2007 Annual Meeting
(90c) Optimal Periodic Scheduling Of A Pharmaceutical Plant
Enterprise-wide Optimization (EWO) has become a major goal in the chemical, petroleum and pharmaceutical industries due to the increasing pressures of remaining competitive in the global marketplace (Grossmann, AIChE Journal 2005, 51, 1846). A major focus in EWO is the optimal operation of manufacturing facilities, where scheduling plays an important part. For companies to respond to market requirements quickly, they have to rely on increasingly more flexible plants and on an optimal management of equipment resources. Allocating too many equipments to the production of a particular product may lower its makespan but might also make it impossible for the plant to accept other orders for that same time window, thus facing the risk of missing out on important business opportunities.
The problem considered in this paper comes from a Portuguese pharmaceutical plant. Given are a large set of equipment items that perform different functions (e.g. reactor, filter) and are further characterized by construction material (e.g. stainless steel, hastelloy) and capacity, and are employed for the production of a pre-determined amount of a single product. The synthesis of the product involves a few intermediates, each with its own sequence of processing steps, where each task has a fixed duration and requires the use of one or more vessels of a particular material. Changeovers increase the complexity of the problem since they are required every time an intermediate/product is changed and their duration is of the same order of magnitude of processing tasks. Several product batches are needed to fulfill the demands so a periodic mode of operation is considered.
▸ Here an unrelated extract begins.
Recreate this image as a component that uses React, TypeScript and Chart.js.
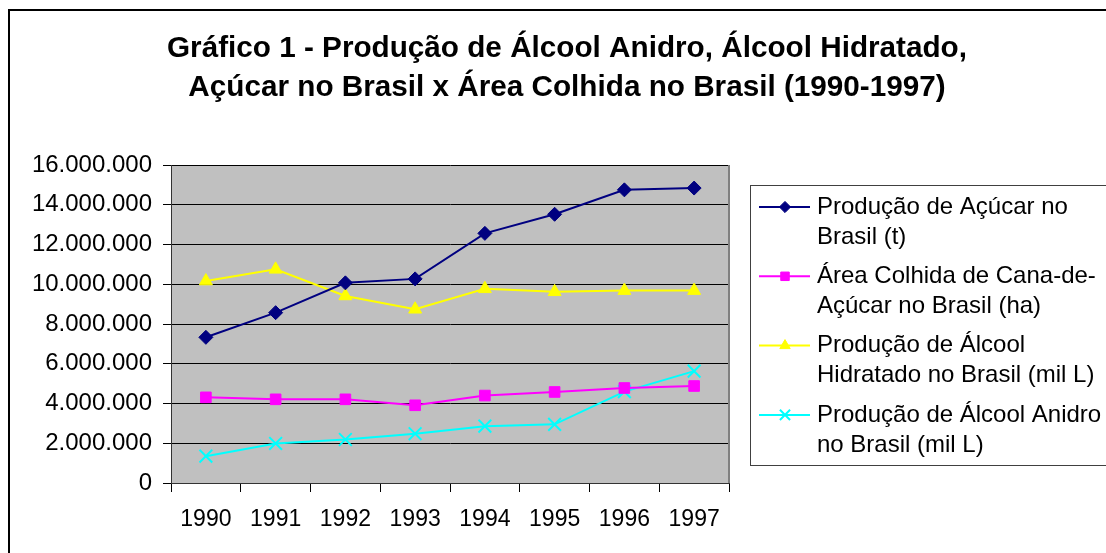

The problem is tackled with a Resource-Task Network (RTN) discrete-time formulation and a decomposition method is used to overcome the prohibitively large problem size resulting from the multiple combinations of distributing the equipments over the processing tasks. The MILP-based solution procedure finds the optimal schedule in terms of one intermediate at a time and in this respect is similar to the procedure of Roslöf et al. 2001 (Comput. Chem. Eng. 25, 821). In this way, a considerable reduction in the number of tasks is achieved, since only processing tasks of the product under consideration and changeover tasks to/from that same product are considered at each step. The objective function is the total cost minimization, which includes equipment selection cost as well as the operation cost that is proportional to the cycle time. The tradeoff is between the cycle time duration and the number of equipments: the shorter the cycle time the higher the number of equipments and hence the cost. Since we are dealing with a discrete-time formulation the cycle time is fixed, so finding the optimal cycle time requires applying the solution procedure iteratively.
The results have shown that the method is very efficient, since it can find the optimal periodic schedule in a few minutes of computational time and thus meeting one of the requirements of the plant manager. Furthermore, as a part of the solution procedure, it provides close to the optimum solutions using different cycle times that may be more convenient to implement than other features, assumed at this stage, to be less relevant and therefore not included in the objective function.